Several factors could weigh against Lockheed-Martin, analysts say. Should it win the contract, the aerospace behemoth would become even bigger, vastly reducing competition in the defense business. Many members of Congress and military officials want to keep the defense industrial base as broad as possible.

The Boeing entry is the most radical. The design, which stresses simplicity through the use of modular construction, comprises a single delta-winged aircraft with an adjustable air intake in the nose. It would be built of light-weight radar-absorbing materials developed through the firm's work on the B-2 "Stealth" bomber.
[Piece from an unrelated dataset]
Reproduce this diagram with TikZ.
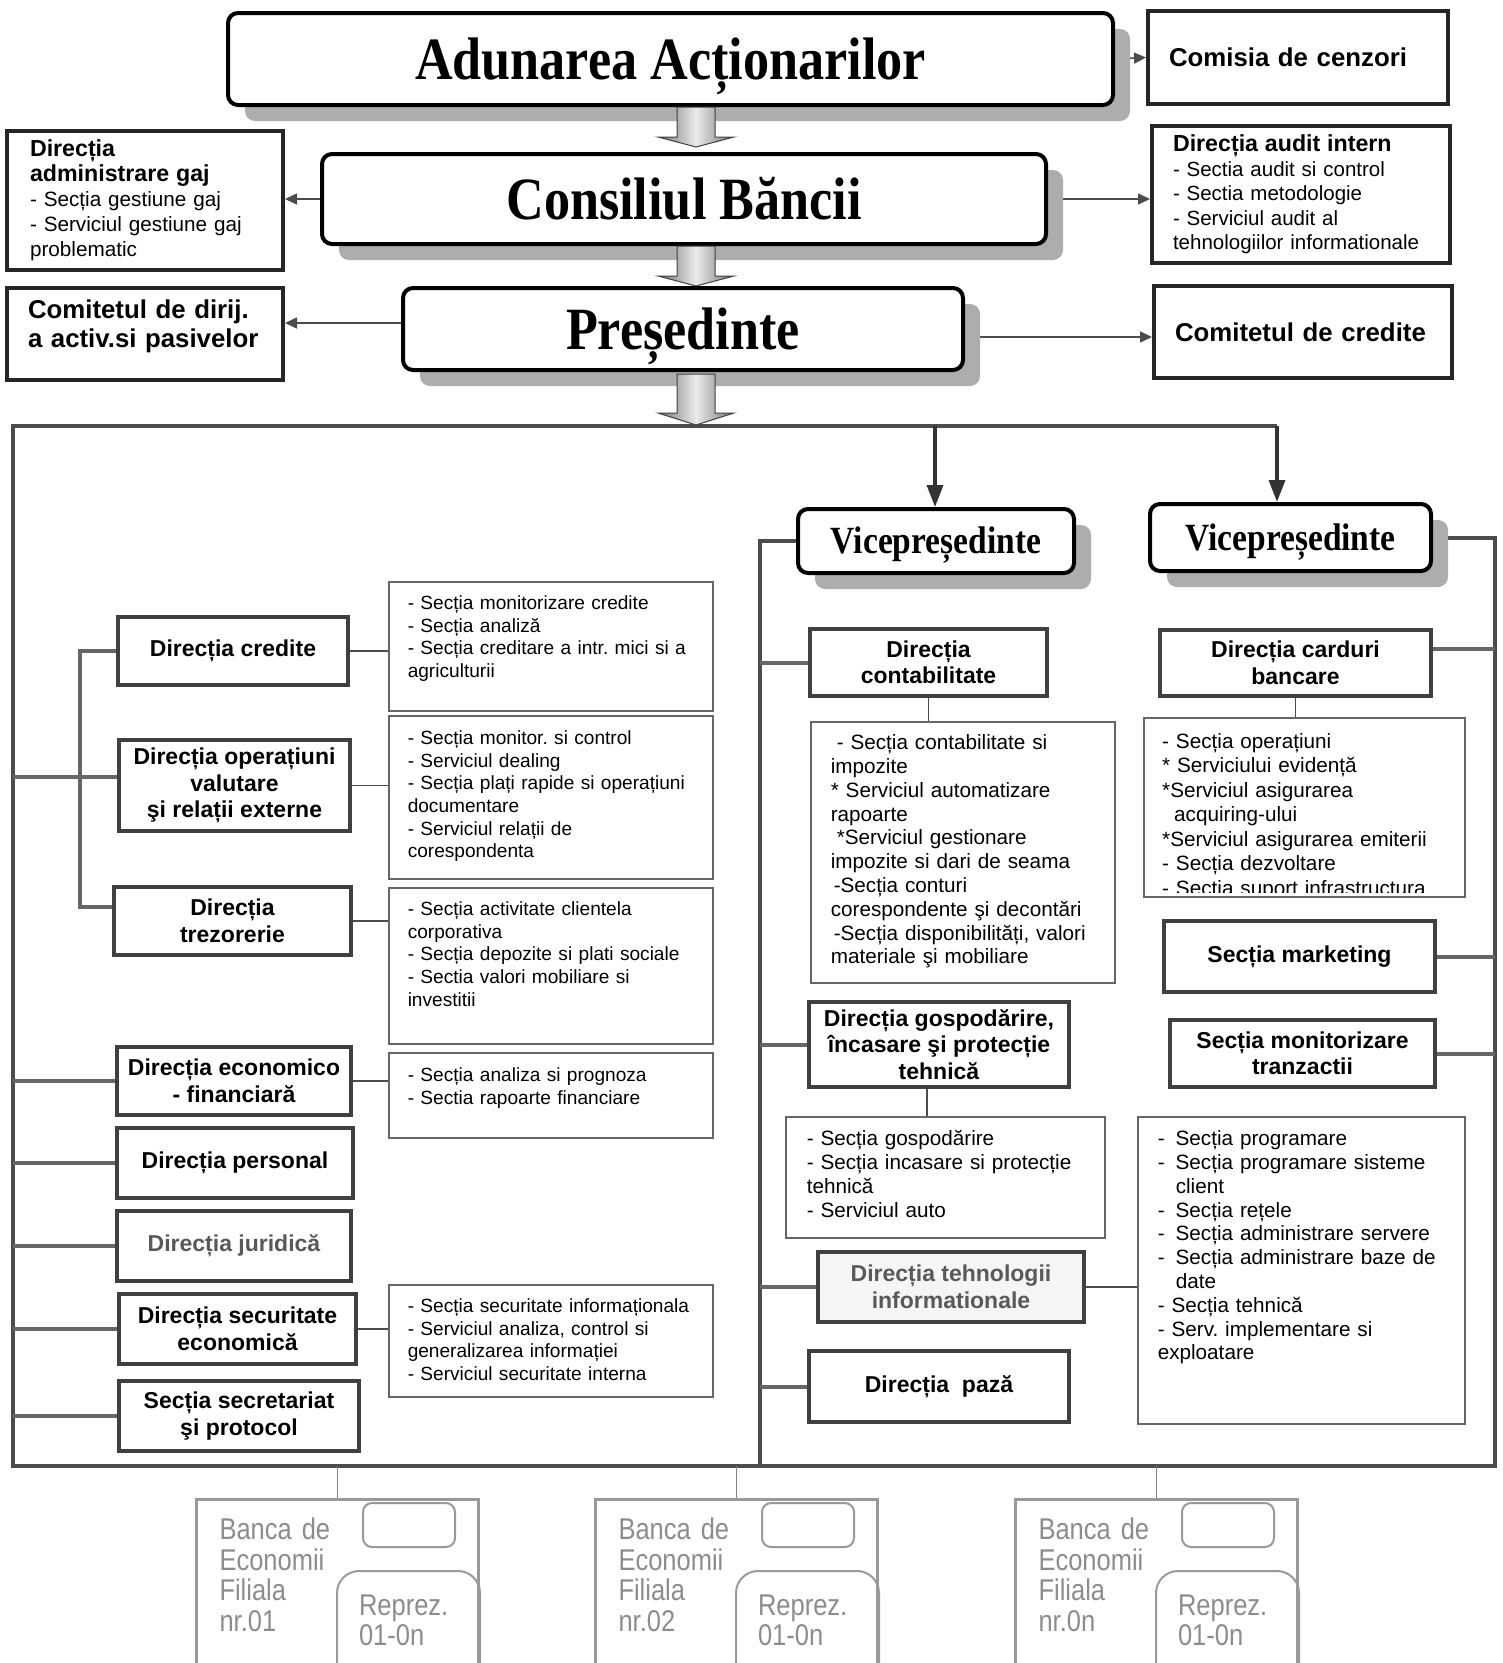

The Marine Corps version would divert power from the main engine for vertical takeoffs and landings.

Boeing, based in Seattle, has never built a fighter aircraft, a factor that could count against it, analysts say. In addition, with its world-leading commercial aircraft arm and other businesses, Boeing would be the least hurt financially should it be cut from the competition.

Look Mom, no tail

The McDonnell-Douglas design is notable for the near-absence of tails, giving it potentially a greater "stealth" ability than its competitors. A separate mid-fuselage engine would supply vertical takeoff and landing power in the Marine Corps version. The partnership with British Aerospace and Northrop-Grumman, which together produce the Harrier, is seen as a plus as is its experience in building the carrier-based F-18.

But the McDonnell-Douglas team could be hurt by a delay in submitting its design, which robbed it of time for crucial testing that its competitors were able to perform, analysts say. Furthermore, they say, the company has not won a fighter design competition in more than 20 years and could have a hard time selling the Pentagon on a JSF that has two engines and almost no tails.

Bill Sweetman, a contributing editor to Popular Science magazine who has followed the JSF program since its inception, says he believes McDonnell-Douglas stands the best chance of being cut out. He says the Boeing entry's radical design makes it the most daring and intriguing, while the Lockheed-Martin proposal is the least risky because of its reliance on proven F-22 technologies.